STATED PROBLEM –
Spot each line in the records below where the word "code" occurs, then copy it.

************

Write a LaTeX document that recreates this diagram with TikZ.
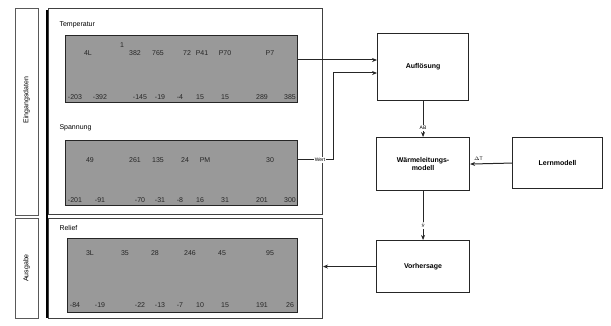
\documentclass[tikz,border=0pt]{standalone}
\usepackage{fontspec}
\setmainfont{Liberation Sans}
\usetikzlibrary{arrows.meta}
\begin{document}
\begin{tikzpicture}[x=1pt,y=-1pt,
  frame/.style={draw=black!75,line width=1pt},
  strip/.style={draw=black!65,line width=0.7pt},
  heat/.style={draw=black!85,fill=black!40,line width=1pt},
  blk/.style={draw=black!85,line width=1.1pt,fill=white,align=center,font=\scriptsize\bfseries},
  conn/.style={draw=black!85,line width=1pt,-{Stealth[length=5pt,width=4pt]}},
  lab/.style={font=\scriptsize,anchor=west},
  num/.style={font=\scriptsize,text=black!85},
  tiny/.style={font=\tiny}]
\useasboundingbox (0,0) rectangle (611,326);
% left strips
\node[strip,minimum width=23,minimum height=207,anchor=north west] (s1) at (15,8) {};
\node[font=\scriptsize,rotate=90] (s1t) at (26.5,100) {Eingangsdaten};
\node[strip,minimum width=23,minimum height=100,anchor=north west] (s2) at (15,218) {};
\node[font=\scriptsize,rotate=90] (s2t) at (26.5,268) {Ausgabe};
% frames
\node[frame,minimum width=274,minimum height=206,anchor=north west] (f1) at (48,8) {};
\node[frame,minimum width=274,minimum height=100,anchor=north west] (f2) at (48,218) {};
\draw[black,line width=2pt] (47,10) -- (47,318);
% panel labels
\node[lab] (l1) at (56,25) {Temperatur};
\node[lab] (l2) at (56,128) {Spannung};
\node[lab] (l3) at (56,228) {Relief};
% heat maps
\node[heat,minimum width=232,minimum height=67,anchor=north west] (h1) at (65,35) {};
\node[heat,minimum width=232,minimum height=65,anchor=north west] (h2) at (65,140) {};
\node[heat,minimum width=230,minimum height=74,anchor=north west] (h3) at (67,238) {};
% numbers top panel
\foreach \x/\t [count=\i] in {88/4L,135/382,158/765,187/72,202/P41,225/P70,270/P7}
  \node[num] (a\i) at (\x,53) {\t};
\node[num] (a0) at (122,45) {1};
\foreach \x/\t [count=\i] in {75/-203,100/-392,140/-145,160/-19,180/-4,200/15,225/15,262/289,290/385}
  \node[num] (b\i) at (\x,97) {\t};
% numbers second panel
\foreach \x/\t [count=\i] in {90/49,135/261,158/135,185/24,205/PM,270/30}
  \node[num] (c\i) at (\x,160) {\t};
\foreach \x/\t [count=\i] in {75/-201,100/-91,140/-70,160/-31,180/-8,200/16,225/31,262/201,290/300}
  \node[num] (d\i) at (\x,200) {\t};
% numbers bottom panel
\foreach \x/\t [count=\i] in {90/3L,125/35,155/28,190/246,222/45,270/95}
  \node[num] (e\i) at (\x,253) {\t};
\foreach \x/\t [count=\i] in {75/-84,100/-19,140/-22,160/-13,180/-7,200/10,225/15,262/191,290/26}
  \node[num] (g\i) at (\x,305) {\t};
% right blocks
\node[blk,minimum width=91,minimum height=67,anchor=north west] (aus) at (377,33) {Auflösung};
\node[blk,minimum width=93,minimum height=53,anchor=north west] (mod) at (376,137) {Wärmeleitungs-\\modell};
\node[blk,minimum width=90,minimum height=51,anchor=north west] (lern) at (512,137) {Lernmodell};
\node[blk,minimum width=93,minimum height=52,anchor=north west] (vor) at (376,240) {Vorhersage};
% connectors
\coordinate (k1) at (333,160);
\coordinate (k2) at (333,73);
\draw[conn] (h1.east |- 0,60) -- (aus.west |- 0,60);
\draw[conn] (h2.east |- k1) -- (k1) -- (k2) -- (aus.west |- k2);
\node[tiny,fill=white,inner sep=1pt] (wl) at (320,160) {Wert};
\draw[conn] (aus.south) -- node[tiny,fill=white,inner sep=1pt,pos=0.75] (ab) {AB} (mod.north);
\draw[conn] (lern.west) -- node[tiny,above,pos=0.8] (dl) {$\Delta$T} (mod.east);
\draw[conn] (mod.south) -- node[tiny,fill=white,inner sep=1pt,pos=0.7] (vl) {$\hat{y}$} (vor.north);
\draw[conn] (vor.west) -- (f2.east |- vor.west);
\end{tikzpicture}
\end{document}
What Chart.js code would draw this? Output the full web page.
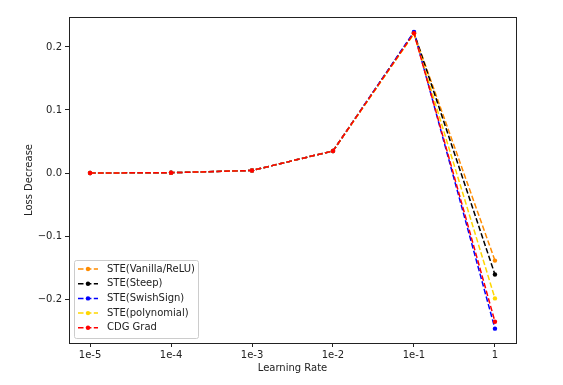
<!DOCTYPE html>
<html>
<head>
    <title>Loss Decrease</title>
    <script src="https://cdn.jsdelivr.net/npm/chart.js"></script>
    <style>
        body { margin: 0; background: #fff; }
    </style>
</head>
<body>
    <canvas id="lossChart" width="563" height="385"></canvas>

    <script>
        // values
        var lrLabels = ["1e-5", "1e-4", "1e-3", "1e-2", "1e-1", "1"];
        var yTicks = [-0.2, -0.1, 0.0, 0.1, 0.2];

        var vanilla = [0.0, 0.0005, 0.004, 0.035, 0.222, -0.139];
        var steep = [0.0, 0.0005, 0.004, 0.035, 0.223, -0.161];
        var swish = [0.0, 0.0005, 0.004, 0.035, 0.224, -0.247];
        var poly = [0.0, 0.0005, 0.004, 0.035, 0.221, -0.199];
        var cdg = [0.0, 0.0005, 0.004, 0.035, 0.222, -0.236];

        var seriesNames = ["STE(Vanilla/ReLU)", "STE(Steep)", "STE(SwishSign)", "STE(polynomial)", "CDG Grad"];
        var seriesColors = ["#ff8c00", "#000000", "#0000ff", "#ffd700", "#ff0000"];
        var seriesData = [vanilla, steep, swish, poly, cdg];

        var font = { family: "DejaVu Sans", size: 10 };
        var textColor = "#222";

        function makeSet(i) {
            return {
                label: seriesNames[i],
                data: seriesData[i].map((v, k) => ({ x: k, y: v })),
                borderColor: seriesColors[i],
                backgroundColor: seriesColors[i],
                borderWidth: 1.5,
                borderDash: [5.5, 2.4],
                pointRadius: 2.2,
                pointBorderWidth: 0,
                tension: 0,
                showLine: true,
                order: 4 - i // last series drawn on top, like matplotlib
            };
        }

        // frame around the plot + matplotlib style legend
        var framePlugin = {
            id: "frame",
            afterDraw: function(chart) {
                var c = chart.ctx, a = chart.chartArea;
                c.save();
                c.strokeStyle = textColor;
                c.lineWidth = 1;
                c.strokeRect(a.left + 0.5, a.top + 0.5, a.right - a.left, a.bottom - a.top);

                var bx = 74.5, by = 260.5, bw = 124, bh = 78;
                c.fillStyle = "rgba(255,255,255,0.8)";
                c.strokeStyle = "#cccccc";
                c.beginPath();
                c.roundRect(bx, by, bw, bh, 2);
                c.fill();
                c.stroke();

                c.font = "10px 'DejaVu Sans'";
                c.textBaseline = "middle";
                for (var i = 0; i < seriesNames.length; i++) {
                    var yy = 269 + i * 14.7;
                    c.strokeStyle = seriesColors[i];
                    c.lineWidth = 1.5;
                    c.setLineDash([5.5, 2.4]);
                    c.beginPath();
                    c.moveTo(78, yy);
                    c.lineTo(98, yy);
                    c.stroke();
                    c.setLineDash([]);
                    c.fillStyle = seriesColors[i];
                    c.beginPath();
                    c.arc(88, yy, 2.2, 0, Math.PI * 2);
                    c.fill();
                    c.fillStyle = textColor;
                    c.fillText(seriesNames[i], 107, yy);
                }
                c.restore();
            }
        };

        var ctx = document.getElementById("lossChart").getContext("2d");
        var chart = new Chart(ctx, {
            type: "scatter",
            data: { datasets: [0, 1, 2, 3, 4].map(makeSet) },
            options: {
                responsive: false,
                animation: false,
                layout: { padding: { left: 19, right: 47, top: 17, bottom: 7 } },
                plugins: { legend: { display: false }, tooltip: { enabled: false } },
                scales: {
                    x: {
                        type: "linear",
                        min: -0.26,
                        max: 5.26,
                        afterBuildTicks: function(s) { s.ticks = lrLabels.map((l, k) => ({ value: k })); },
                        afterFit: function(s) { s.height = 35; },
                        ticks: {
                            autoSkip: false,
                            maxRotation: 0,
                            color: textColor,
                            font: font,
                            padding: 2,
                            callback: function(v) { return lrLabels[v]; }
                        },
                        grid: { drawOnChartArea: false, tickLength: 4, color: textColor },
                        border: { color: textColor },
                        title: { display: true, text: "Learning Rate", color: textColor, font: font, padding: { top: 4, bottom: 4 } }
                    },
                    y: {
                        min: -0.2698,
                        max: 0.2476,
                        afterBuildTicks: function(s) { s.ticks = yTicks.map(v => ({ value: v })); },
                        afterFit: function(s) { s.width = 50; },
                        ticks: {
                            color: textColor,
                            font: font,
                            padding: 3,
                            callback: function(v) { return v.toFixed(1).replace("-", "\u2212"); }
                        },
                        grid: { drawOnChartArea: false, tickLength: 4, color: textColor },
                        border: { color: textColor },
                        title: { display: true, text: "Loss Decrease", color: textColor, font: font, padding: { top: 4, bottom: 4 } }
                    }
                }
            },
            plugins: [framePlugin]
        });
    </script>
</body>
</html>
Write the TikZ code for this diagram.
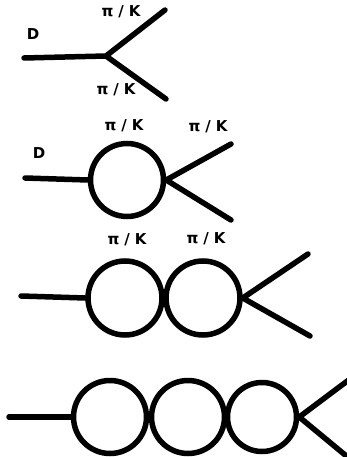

************

WRITTEN ANSWER –
What Chart.js code would draw this? Output the full web page.
Write the TikZ code for this diagram.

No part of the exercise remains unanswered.